__SET TASK__
Quote word for word the lines below, beginning with the first and ending with the one that has "X, Y = np.meshgrid(x_nodes, y_nodes)". Drop the pictures.

** Begin GIVEN RECORDS **

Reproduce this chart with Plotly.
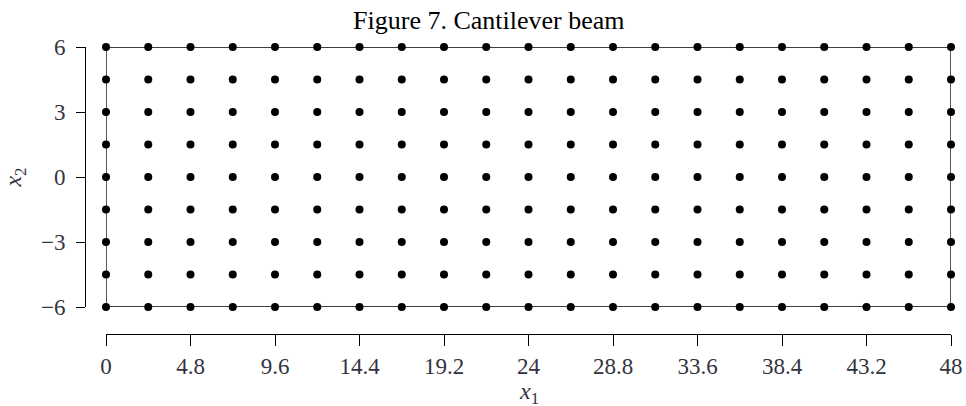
import numpy as np
import plotly.graph_objects as go

# Data: grid nodes of the cantilever beam
x_nodes = [0, 2.4, 4.8, 7.2, 9.6, 12, 14.4, 16.8, 19.2, 21.6, 24, 26.4, 28.8,
           31.2, 33.6, 36, 38.4, 40.8, 43.2, 45.6, 48]
y_nodes = [-6, -4.5, -3, -1.5, 0, 1.5, 3, 4.5, 6]
x_ticks = [0, 4.8, 9.6, 14.4, 19.2, 24, 28.8, 33.6, 38.4, 43.2, 48]
x_ticklabels = ["0", "4.8", "9.6", "14.4", "19.2", "24", "28.8", "33.6", "38.4", "43.2", "48"]
y_ticks = [-6, -3, 0, 3, 6]

X, Y = np.meshgrid(x_nodes, y_nodes)

W, H = 966, 406
ml, mr, mt, mb = 85, 15, 47, 72
pw = W - ml - mr
ph = H - mt - mb
x_dom0 = 21 / pw

fig = go.Figure()
# outline of the beam
fig.add_shape(type="rect", xref="x", yref="y",
              x0=min(x_nodes), x1=max(x_nodes), y0=min(y_nodes), y1=max(y_nodes),
              line=dict(color="black", width=1.3), layer="below")
fig.add_trace(go.Scatter(x=X.ravel(), y=Y.ravel(), mode="markers",
                         marker=dict(color="black", size=8),
                         cliponaxis=False, showlegend=False))

label_color = "#333340"
tick_font = dict(family="Liberation Serif", size=23, color=label_color)
fig.add_annotation(text="<i>x</i><sub>1</sub>", xref="paper", yref="paper",
                   x=(x_dom0 + 1) / 2, y=-(393 - 334) / ph,
                   xanchor="center", yanchor="middle", showarrow=False,
                   font=dict(family="Liberation Serif", size=24, color=label_color))

fig.update_layout(
    width=W, height=H,
    margin=dict(l=ml, r=mr, t=mt, b=mb, autoexpand=False),
    paper_bgcolor="white", plot_bgcolor="white",
    title=dict(text="Figure 7. Cantilever beam", x=0.506, xref="container",
               y=0.95, yref="container", xanchor="center", yanchor="middle",
               font=dict(family="Liberation Serif", size=26, color="black")),
    xaxis=dict(range=[0, 48], domain=[x_dom0, 1], anchor="free", position=0,
               automargin=False,
               tickvals=x_ticks, ticktext=x_ticklabels,
               showgrid=False, zeroline=False, showline=True, linecolor="black",
               linewidth=1, ticks="outside", ticklen=11, tickcolor="black",
               tickfont=tick_font, ticklabelstandoff=0),
    yaxis=dict(range=[-6, 6], domain=[27 / ph, 1], anchor="free", position=0,
               automargin=False,
               tickvals=y_ticks,
               showgrid=False, zeroline=False, showline=True, linecolor="black",
               linewidth=1, ticks="outside", ticklen=9, tickcolor="black",
               tickfont=tick_font, ticklabelstandoff=6,
               title=dict(text="<i>x</i><sub>2</sub>", standoff=12,
                          font=dict(family="Liberation Serif", size=24, color=label_color))),
)

fig.write_html("out.html")
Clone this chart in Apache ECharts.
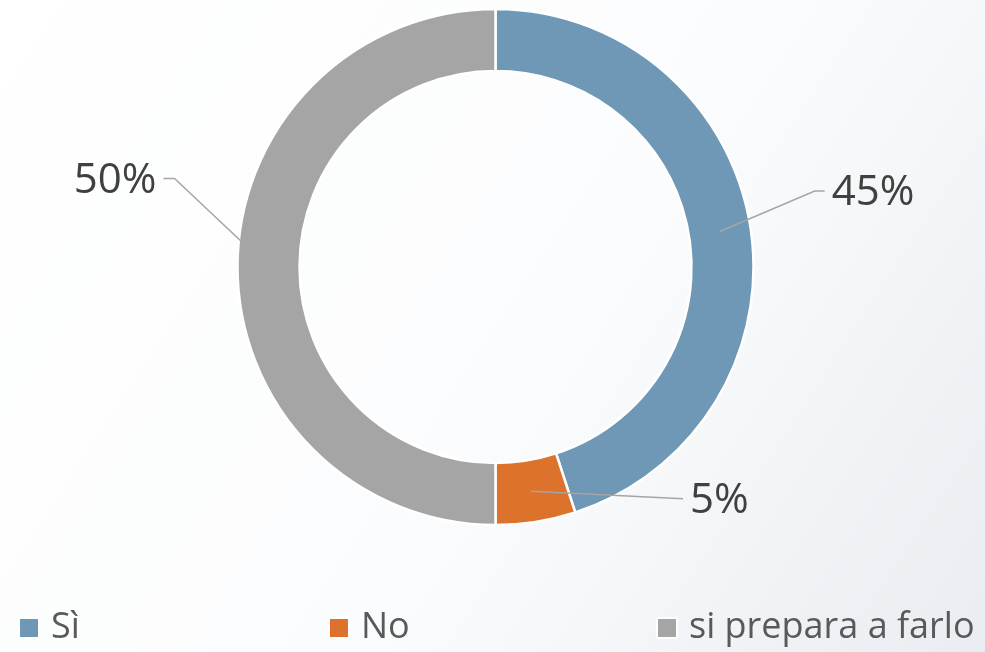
<!DOCTYPE html>
<html>
<head>
<meta charset="utf-8">
<script src="https://cdn.jsdelivr.net/npm/echarts@6/dist/echarts.min.js"></script>
<style>
  html, body { margin: 0; padding: 0; background: #fff; }
  #chart { width: 985px; height: 652px; }
</style>
</head>
<body>
<div id="chart"></div>
<script>
const categories = ['Sì', 'No', 'si prepara a farlo'];
const shares = [45, 5, 50];
const colors = ['#6e98b6', '#dd722c', '#a5a5a5'];

// label placement relative to the leader line start (mid-ring): dx, dy, align, flat tail
const labelOffsets = [
  [112, -38, 'left', 10],
  [159, 10, 'left', 0],
  [-112, -86, 'right', 11]
];
const legendLefts = [18, 328, 656];

const chart = echarts.init(document.getElementById('chart'));

const legends = categories.map((name, i) => ({
  data: [{ name, itemStyle: { color: colors[i] } }],
  left: legendLefts[i],
  bottom: 6,
  padding: 0,
  itemWidth: 20,
  itemHeight: 20,
  icon: 'rect',
  selectedMode: false,
  textStyle: {
    fontFamily: 'Open Sans',
    fontSize: 36,
    color: '#595959',
    padding: [0, 0, 0, 7]
  }
}));

const ring = {
  type: 'pie',
  center: [495.5, 267],
  radius: [196, 258],
  startAngle: 90,
  clockwise: true,
  silent: true
};

chart.setOption({
  backgroundColor: {
    type: 'linear', x: 0, y: 0, x2: 1, y2: 1,
    colorStops: [
      { offset: 0, color: '#ffffff' },
      { offset: 0.55, color: '#fbfcfd' },
      { offset: 1, color: '#e9edf1' }
    ]
  },
  animation: false,
  legend: legends,
  series: [
    Object.assign({}, ring, {
      itemStyle: { borderColor: '#fff', borderWidth: 2.5 },
      label: { show: false },
      labelLine: { show: false },
      data: categories.map((name, i) => ({
        name,
        value: shares[i],
        itemStyle: { color: colors[i] }
      }))
    }),
    // same ring, invisible, drawn on top so the leader lines cross the segments
    Object.assign({}, ring, {
      z: 3,
      itemStyle: { color: 'rgba(0,0,0,0)' },
      label: {
        show: true,
        position: 'outside',
        formatter: p => p.value + '%',
        fontFamily: 'Open Sans',
        fontSize: 42,
        color: '#404040'
      },
      labelLine: {
        show: true,
        lineStyle: { color: '#a5a5a5', width: 1.5 }
      },
      labelLayout: params => {
        const lay = chart.getModel().getSeriesByIndex(1).getData().getItemLayout(params.dataIndex);
        const mid = (lay.startAngle + lay.endAngle) / 2;
        const rMid = (lay.r + lay.r0) / 2;
        const start = [lay.cx + rMid * Math.cos(mid), lay.cy + rMid * Math.sin(mid)];
        const [dx, dy, align, flat] = labelOffsets[params.dataIndex];
        const x = start[0] + dx;
        const y = start[1] + dy;
        const endX = align === 'left' ? x - 7 : x + 7;
        const bendX = align === 'left' ? endX - flat : endX + flat;
        return {
          x, y, align, verticalAlign: 'middle',
          labelLinePoints: [start, [bendX, y - 2.5], [endX, y - 2.5]]
        };
      },
      data: categories.map((name, i) => ({ name, value: shares[i] }))
    })
  ]
});
</script>
</body>
</html>
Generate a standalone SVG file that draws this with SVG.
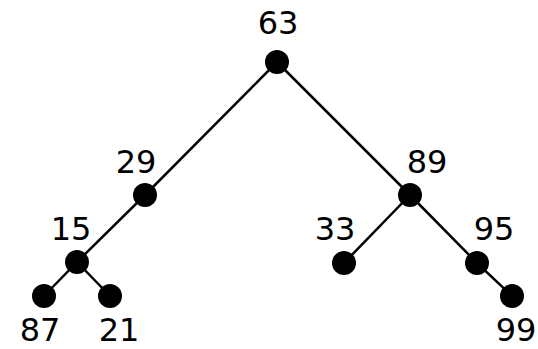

** End GIVEN RECORDS **

__PROBLEM SOLUTION__
Reproduce this chart with Plotly.
import numpy as np
import plotly.graph_objects as go

# Data: grid nodes of the cantilever beam
x_nodes = [0, 2.4, 4.8, 7.2, 9.6, 12, 14.4, 16.8, 19.2, 21.6, 24, 26.4, 28.8,
           31.2, 33.6, 36, 38.4, 40.8, 43.2, 45.6, 48]
y_nodes = [-6, -4.5, -3, -1.5, 0, 1.5, 3, 4.5, 6]
x_ticks = [0, 4.8, 9.6, 14.4, 19.2, 24, 28.8, 33.6, 38.4, 43.2, 48]
x_ticklabels = ["0", "4.8", "9.6", "14.4", "19.2", "24", "28.8", "33.6", "38.4", "43.2", "48"]
y_ticks = [-6, -3, 0, 3, 6]

X, Y = np.meshgrid(x_nodes, y_nodes)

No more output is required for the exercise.